On Monday, decorated Olympic gymnast Mary Lou Retton issued a statement for the first time since she was hospitalized with a rare form of pneumonia in early October.
Fifty-five-year-old Retton was released from the hospital last week after approximately two weeks of struggling with the illness. She posted on Instagram Monday morning, saying that she is “continuing to slowly recover” and thanked her supporters and well-wishers.
“I’m beyond blessed to have the opportunity to make this statement,” she wrote. “I am overwhelmed with the love and support from the world as I fight. I am forever grateful to you all! I’m with family continuing to slowly recover and staying very positive as I know this recovery is a long and slow process.
“I appreciate everyone’s respect of my privacy at this time,” she continued. “When the time is right, I will be sharing more information about my health issues and hope I can help others who may face the same battle as me. I love you all.”
Retton won the gold medal at the age of 16 in the individual all-around competition in the 1984 Olympics in Los Angeles and a total of five medals at that year’s games. She was nicknamed “America’s Sweetheart” and became an icon in the U.S. Olympic movement, showing America’s prowess in a sport previously dominated by Romanian and Soviet Union athletes for decades.

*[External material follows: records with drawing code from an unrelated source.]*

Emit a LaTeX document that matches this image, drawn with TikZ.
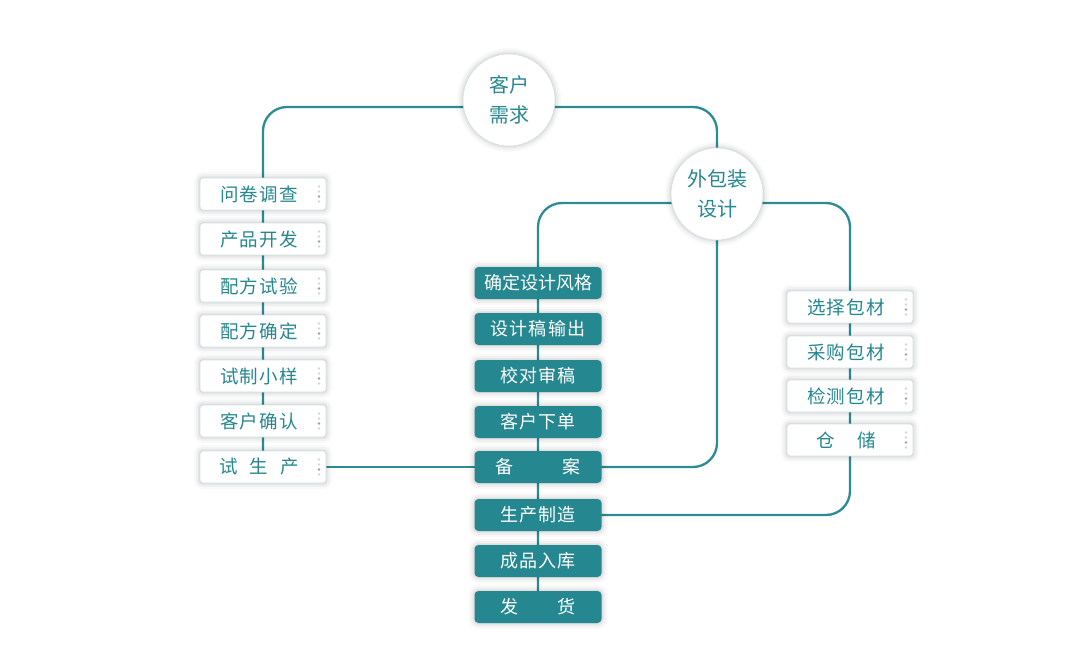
\documentclass[tikz,border=0pt]{standalone}
\usepackage{fontspec}
\newfontfamily\cjk[LetterSpace=6]{Noto Sans CJK SC}
\newfontfamily\cjktight{Noto Sans CJK SC}
\usetikzlibrary{calc}
\definecolor{teal1}{HTML}{25878F}
\definecolor{lineC}{HTML}{2B8C95}
\definecolor{dotL}{HTML}{D3D7D9}
\definecolor{dotD}{HTML}{9AA0A4}
\definecolor{edgeC}{HTML}{D2E2E4}
\pgfdeclarelayer{bg}\pgfdeclarelayer{lines}\pgfsetlayers{bg,lines,main}
\newcommand{\wtxt}[1]{#1\hspace*{8pt}}
\begin{document}
\begin{tikzpicture}[x=1pt,y=-1pt,
 soft/.style={
   preaction={draw=black, draw opacity=0.025, line width=12pt},
   preaction={draw=black, draw opacity=0.03, line width=8pt},
   preaction={draw=black, draw opacity=0.035, line width=4.5pt},
   preaction={draw=black, draw opacity=0.04, line width=2pt}},
 wbox/.style={soft, draw=edgeC, line width=0.8pt, fill=white, rounded corners=3pt,
   minimum width=126pt, minimum height=32pt, inner sep=0pt, text=teal1,
   font=\cjk\fontsize{18.5}{20}\selectfont,
   path picture={
     \fill[dotL] ([xshift=-7pt,yshift=7.5pt]path picture bounding box.east) circle (1.4pt);
     \fill[dotL] ([xshift=-7pt,yshift=2.5pt]path picture bounding box.east) circle (1.4pt);
     \fill[dotD] ([xshift=-7pt,yshift=-2.5pt]path picture bounding box.east) circle (1.4pt);
     \fill[dotL] ([xshift=-7pt,yshift=-7.5pt]path picture bounding box.east) circle (1.4pt);
   }},
 tbox/.style={soft, fill=teal1, rounded corners=4pt, minimum width=127pt, minimum height=32pt,
   inner sep=0pt, text=white, font=\cjk\fontsize{18}{20}\selectfont},
 circ/.style={soft, circle, fill=white, draw=edgeC, line width=0.6pt, minimum size=92pt, inner sep=0pt,
   text=teal1, align=center, font=\cjktight\fontsize{20}{30}\selectfont},
 conn/.style={draw=lineC, line width=2.3pt, rounded corners=24pt}]
\begin{pgfonlayer}{bg}
\fill[white] (0,0) rectangle (1080,664);
\end{pgfonlayer}
\useasboundingbox (0,0) rectangle (1080,664);

% circles
\node[circ] (c1) at (509,100) {客户\\需求};
\node[circ] (c2) at (717,194) {外包装\\设计};

% left column
\node[wbox] (l1) at (263,194) {\wtxt{问卷调查}};
\node[wbox] (l2) at (263,239) {\wtxt{产品开发}};
\node[wbox] (l3) at (263,286) {\wtxt{配方试验}};
\node[wbox] (l4) at (263,331) {\wtxt{配方确定}};
\node[wbox] (l5) at (263,376) {\wtxt{试制小样}};
\node[wbox] (l6) at (263,421) {\wtxt{客户确认}};
\node[wbox] (l7) at (263,467) {\wtxt{试\hspace{12pt}生\hspace{12pt}产}};

% center column
\node[tbox,font=\cjktight\fontsize{18}{20}\selectfont] (m1) at (538,283) {确定设计风格};
\node[tbox] (m2) at (538,329) {设计稿输出};
\node[tbox] (m3) at (538,376) {校对审稿};
\node[tbox] (m4) at (538,422) {客户下单};
\node[tbox] (m5) at (538,467) {备\hspace{50pt}案};
\node[tbox] (m6) at (538,515) {生产制造};
\node[tbox] (m7) at (538,561) {成品入库};
\node[tbox] (m8) at (538,607) {发\hspace{40pt}货};

% right column
\node[wbox] (r1) at (850,307) {\wtxt{选择包材}};
\node[wbox] (r2) at (850,352) {\wtxt{采购包材}};
\node[wbox] (r3) at (850,396) {\wtxt{检测包材}};
\node[wbox] (r4) at (850,440) {\wtxt{仓\hspace{22pt}储}};

\begin{pgfonlayer}{lines}
\draw[conn] ([yshift=-7pt]c1.center) -| (l7.center);
\draw[conn] ([yshift=-7pt]c1.center) -| (c2.center);
\draw[conn] ([yshift=-9pt]c2.center) -| (m8.center);
\draw[conn] ([yshift=-9pt]c2.center) -| (r1.center) |- (m6.center);
\draw[conn] (c2.center) |- (m5.center);
\draw[conn] (l7.center) -- (m5.center);
\end{pgfonlayer}
\end{tikzpicture}
\end{document}
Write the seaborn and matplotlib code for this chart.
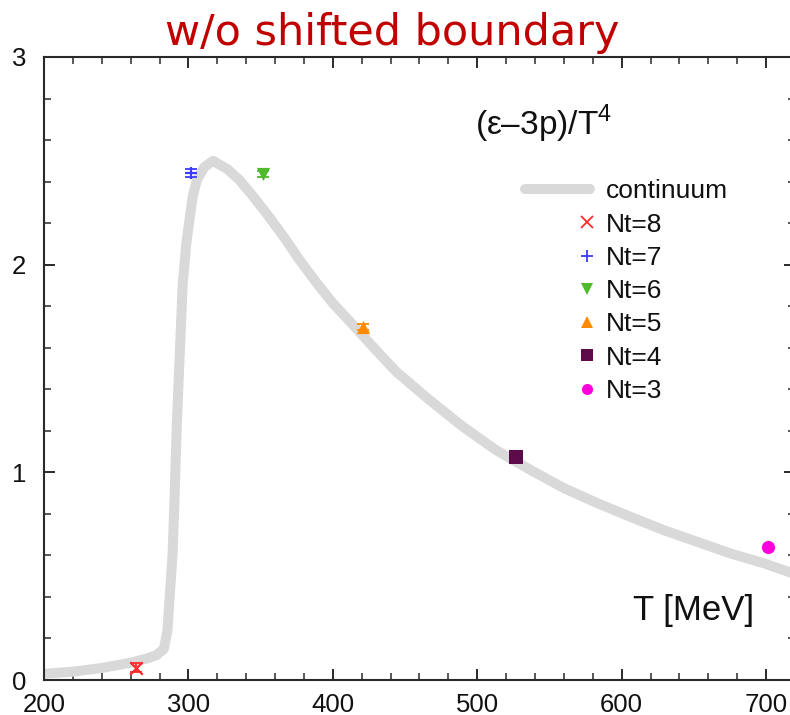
import numpy as np
import pandas as pd
import matplotlib
matplotlib.use('Agg')
import matplotlib.pyplot as plt
import seaborn as sns
from matplotlib.lines import Line2D
from matplotlib.legend_handler import HandlerLine2D
from matplotlib.ticker import MultipleLocator

# continuum curve
T_cont = [200, 220, 240, 260, 272, 278, 283, 285.5, 287, 289, 290.5, 292, 294, 296,
          298.5, 301, 303, 306, 311, 317, 327, 335, 345, 354, 366, 377, 389, 400,
          412, 423.5, 433, 444, 467, 490, 513, 537, 560, 583, 606, 629, 652, 675,
          698, 720]
e3p_cont = [0.03, 0.04, 0.058, 0.083, 0.105, 0.12, 0.15, 0.24, 0.40, 0.60, 0.90, 1.24,
            1.57, 1.90, 2.10, 2.23, 2.33, 2.41, 2.47, 2.50, 2.46, 2.41, 2.327, 2.247,
            2.134, 2.022, 1.91, 1.814, 1.725, 1.637, 1.565, 1.484, 1.348, 1.22, 1.107,
            1.011, 0.924, 0.852, 0.786, 0.722, 0.666, 0.61, 0.563, 0.51]

# lattice points
nt_labels = ['Nt=8', 'Nt=7', 'Nt=6', 'Nt=5', 'Nt=4', 'Nt=3']
nt_T = [264, 302, 351.5, 421, 526.5, 701.5]
nt_val = [0.06, 2.44, 2.435, 1.70, 1.075, 0.642]
nt_err = [0.02, 0.02, 0.015, 0.015, 0.0, 0.0]
nt_colors = ['#ff2a2a', '#3c3cff', '#4fba2a', '#ff8a00', '#5c0a48', '#ff00dc']
nt_markers = ['x', '+', 'v', '^', 's', 'o']

cont_color = '#d9d9d9'
ink = '#111111'

sns.set_style('ticks')
plt.rcParams['font.family'] = ['Liberation Sans', 'DejaVu Sans']
plt.rcParams['mathtext.fontset'] = 'custom'
plt.rcParams['mathtext.rm'] = 'Liberation Sans'

fig = plt.figure(figsize=(7.9, 7.15), dpi=100)
ax = fig.add_axes([44 / 790, 35 / 715, 751 / 790, 623 / 715])

cont = pd.DataFrame({'T': T_cont, 'v': e3p_cont})
sns.lineplot(data=cont, x='T', y='v', color=cont_color, linewidth=7.2, ax=ax,
             solid_capstyle='round', legend=False)

for T, v, err, c, m in zip(nt_T, nt_val, nt_err, nt_colors, nt_markers):
    if err > 0:
        ax.errorbar([T], [v], yerr=[err], fmt='none', ecolor=c, elinewidth=1.3,
                    capsize=4, capthick=1.3, zorder=3)
    filled = m not in ('x', '+')
    sns.scatterplot(x=[T], y=[v], marker=m, color=c, s=90 if filled else 80,
                    linewidth=0 if filled else 1.6, ax=ax, zorder=4, legend=False)

ax.set_xlim(200, 720)
ax.set_ylim(0, 3)
ax.xaxis.set_major_locator(MultipleLocator(100))
ax.xaxis.set_minor_locator(MultipleLocator(20))
ax.yaxis.set_major_locator(MultipleLocator(1))
ax.yaxis.set_minor_locator(MultipleLocator(0.2))
ax.xaxis.set_ticks_position('both')
ax.yaxis.set_ticks_position('both')
ax.set_xlabel('')
ax.set_ylabel('')
for s in ax.spines.values():
    s.set_visible(True)
    s.set_color('#2a2a2a')
    s.set_linewidth(1.5)
ax.tick_params(which='both', direction='in', top=True, right=True, bottom=True,
               left=True, labeltop=False, labelright=False, color='#2a2a2a',
               labelsize=18.5, labelcolor=ink)
ax.tick_params(which='major', length=8, width=1.4)
ax.tick_params(which='minor', length=5, width=1.1)
ax.tick_params(axis='y', pad=13)
ax.tick_params(axis='x', pad=9)


class RightMarker(HandlerLine2D):
    # marker sits at the right end of the sample, as in the original legend
    def get_xdata(self, legend, xdescent, ydescent, width, height, fontsize):
        m = -xdescent + width - 0.1 * fontsize
        return [m - 1, m + 1], [m]


cont_handle = Line2D([], [], color=cont_color, lw=7.2, solid_capstyle='round')
handles = [cont_handle]
hmap = {}
for c, m in zip(nt_colors, nt_markers):
    filled = m not in ('x', '+')
    h = Line2D([], [], ls='none', marker=m, color=c, markersize=8,
               mew=0 if filled else 1.3)
    handles.append(h)
    hmap[h] = RightMarker()
leg = ax.legend(handles, ['continuum'] + nt_labels, loc='upper left',
                bbox_to_anchor=(0.641, 0.8036), frameon=False, fontsize=19,
                handlelength=2.45, handletextpad=0.6, labelspacing=0.35,
                borderpad=0, borderaxespad=0, numpoints=1, handler_map=hmap)
for t in leg.get_texts():
    t.set_color(ink)

ax.text(0.757, 0.874, r'(ε–3p)/T$^{4}$', transform=ax.transAxes, fontsize=24,
        va='baseline', ha='right', color=ink)
ax.text(0.784, 0.0963, 'T [MeV]', transform=ax.transAxes, fontsize=25,
        va='baseline', ha='left', color=ink)

fig.text(0.497, 0.937, 'w/o shifted boundary', ha='center', va='baseline',
         fontsize=31, color='#c00000', family='DejaVu Sans')

fig.savefig('out.png', dpi=100)
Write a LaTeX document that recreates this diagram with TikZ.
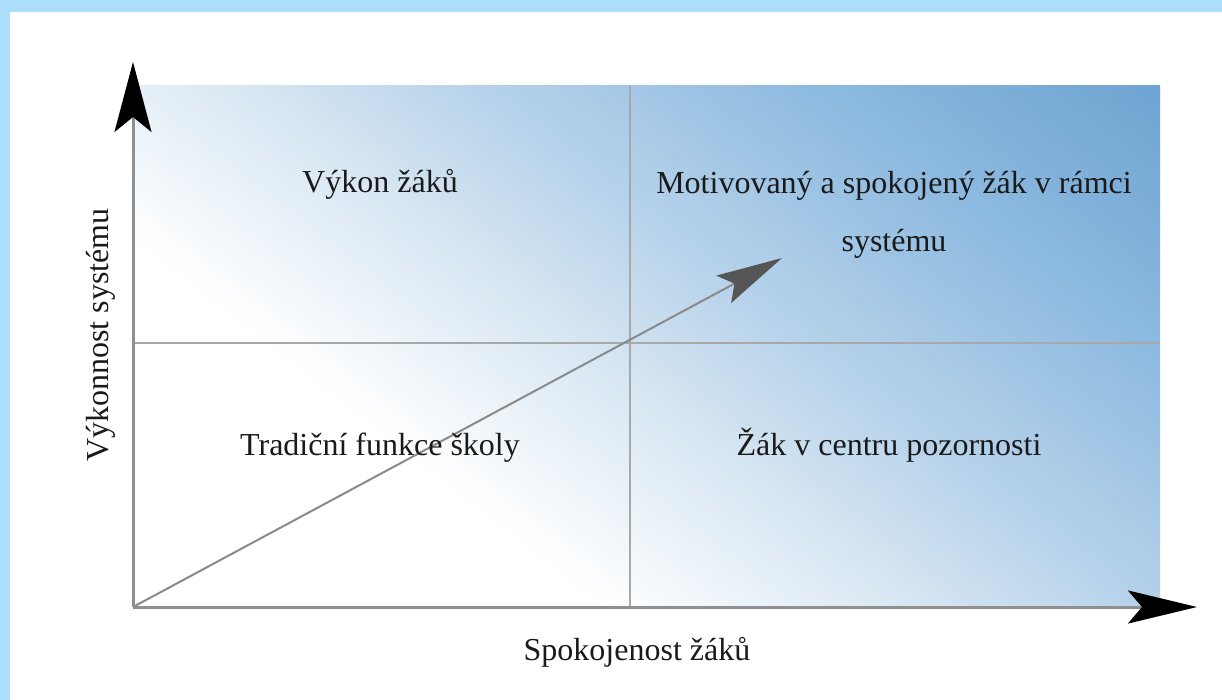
\documentclass[tikz,border=0pt]{standalone}
\usepackage{fontspec}
\setmainfont{Liberation Serif}
\usetikzlibrary{arrows.meta}
\definecolor{bord}{RGB}{170,222,250}
\definecolor{gA}{HTML}{DAE8F3}
\definecolor{gB}{HTML}{B6D2EA}
\definecolor{gC}{HTML}{8DBAE0}
\definecolor{gD}{HTML}{6AA2CF}
\definecolor{txt}{HTML}{1A1A1A}
\definecolor{axisgray}{HTML}{909090}
\definecolor{divgray}{HTML}{A8A8A8}
\definecolor{diaggray}{HTML}{8A8A8A}
\definecolor{diagtip}{HTML}{555555}
\def\gradL{1040}
\newcommand\gradseg[5]{%
  \foreach \i in {1,...,#5}{%
    \pgfmathsetmacro\ga{(#1+(#2-#1)*(\i-1)/#5)*\gradL}%
    \pgfmathsetmacro\gb{\ga+(#2-#1)*\gradL/#5+0.8}%
    \pgfmathtruncatemacro\pc{100*(\i-0.5)/#5}%
    \fill[#4!\pc!#3] (\ga,-900) -- (\gb,-900) -- (\gb,900) -- (\ga,900) -- cycle;
  }}
\begin{document}
\begin{tikzpicture}[x=1pt,y=-1pt,
  lbl/.style={font=\fontsize{32}{58}\selectfont, text=txt, inner sep=0pt},
  axisline/.style={draw=axisgray, line width=3pt},
  divline/.style={draw=divgray, line width=1.6pt}]
\useasboundingbox (0,0) rectangle (1222,700);
\fill[white] (0,0) rectangle (1222,700);
\fill[bord] (0,0) rectangle (1222,12);
\fill[bord] (0,0) rectangle (10,700);
% gradient plot area
\begin{scope}
  \clip (133,86) rectangle (1160,607);
  \begin{scope}[shift={(133,607)}, rotate=52]
    \gradseg{0.28}{0.45}{white}{gA}{25}
    \gradseg{0.45}{0.6}{gA}{gB}{25}
    \gradseg{0.6}{0.8}{gB}{gC}{30}
    \gradseg{0.8}{1.02}{gC}{gD}{30}
  \end{scope}
\end{scope}
\coordinate (O) at (133,607);
\coordinate (ytip) at (133,62);
\coordinate (xtip) at (1197,607);
\coordinate (dtip) at (782,258);
\coordinate (vtop) at (630,86);
\coordinate (vbot) at (630,607);
\coordinate (hl) at (133,343);
\coordinate (hr) at (1160,343);
\draw[divline] (vtop) -- (vbot);
\draw[divline] (hl) -- (hr);
\draw[draw=diaggray, line width=2pt, -{Stealth[length=66pt,width=31pt,inset=12pt,color=diagtip]}] (O) -- (dtip);
\draw[axisline, -{Stealth[length=70pt,width=37pt,inset=15pt,color=black]}] (O) -- (ytip);
\draw[axisline, -{Stealth[length=69pt,width=33pt,inset=14pt,color=black]}] (O) -- (xtip);
\node[lbl, anchor=base] (q1) at (380,193) {Výkon žáků};
\node[lbl, align=center] (q2) at (894,215) {Motivovaný a spokojený žák v rámci\\systému};
\node[lbl, anchor=base] (q3) at (380,455) {Tradiční funkce školy};
\node[lbl, anchor=base] (q4) at (889,455) {Žák v centru pozornosti};
\node[lbl, anchor=base] (xl) at (637,660) {Spokojenost žáků};
\node[lbl, anchor=base, rotate=90] (yl) at (108,335) {Výkonnost systému};
\end{tikzpicture}
\end{document}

Retton retired from gymnastics following the 1984 games but went on to have a number of appearances across pop culture, including a role in the 1994 movie “Naked Gun 33 ¹/₃: The Final Insult,” plus a spot in an episode of “Baywatch.”
It is still unknown what specific ailment Retton was suffering from, as her daughter McKenna revealed that she was “fighting for her life” with an unspecified, but rare, form of pneumonia.
Retton’s family set up a crowdfunding movement for her, as she was in the ICU and uninsured, which raised nearly $460,000 for her medical expenses.